Can I install a capacitor bank without detuned reactors?
You can, but only if your site has no VFDs, UPS systems, rectifiers, or other non-linear loads. If you have any of these, detuned reactors are not optional. Harmonic resonance without them will destroy the capacitors and void the warranty.
What power factor target should I set on the APFC controller?
Set 0.95 lagging. Going above 0.97 risks leading power factor at light load, which some utilities penalize. Unity (1.0) is not a practical target for an APFC panel.
How long do power factor correction capacitors last?
Self-healing polypropylene film capacitors per IEC 60831 are rated for 60,000 to 100,000 operating hours. In a clean, ventilated switchroom at 25 to 35°C, expect 10 to 15 years. In hot or dusty environments, or sites with persistent harmonics, plan for 5 to 8 years.
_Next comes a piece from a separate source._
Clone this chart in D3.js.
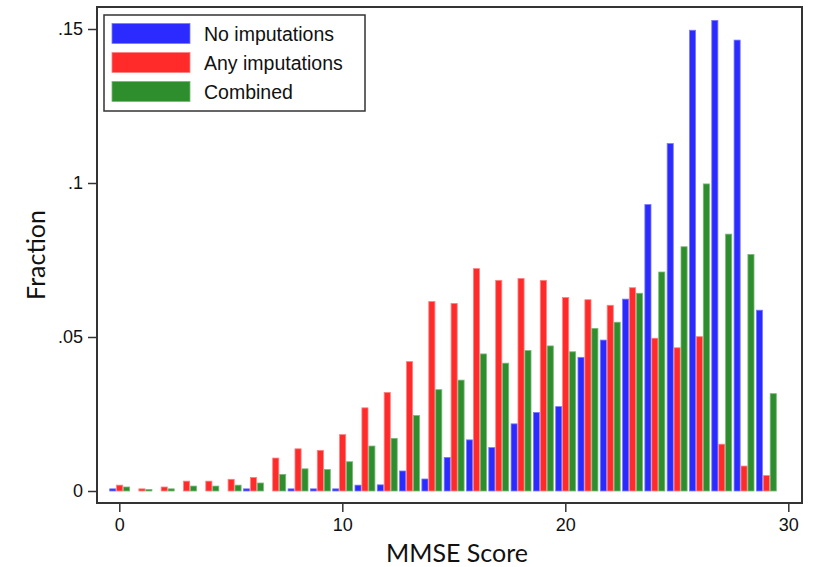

When does a static var generator make more sense than a capacitor bank?
When load changes faster than 1 to 10 seconds. Arc furnaces, rolling mills, large welding lines, and mining hoists change reactive demand in milliseconds. A stepped capacitor system cannot keep up. An SVG can.
Do World Bank and AfDB projects require specific certifications for reactive power compensation equipment?
Yes. Projects funded by the World Bank or African Development Bank typically require IEC 61439-compliant assemblies, factory acceptance test (FAT) reports, and third-party inspection certificates from agencies such as SGS or Bureau Veritas. Confirm documentation requirements with the project specification before placing your order.
Get a 7-day power quality log before you size anything. The difference between a stable load and a variable one determines whether a fixed capacitor cabinet, an APFC panel, or a static var generator is the right call.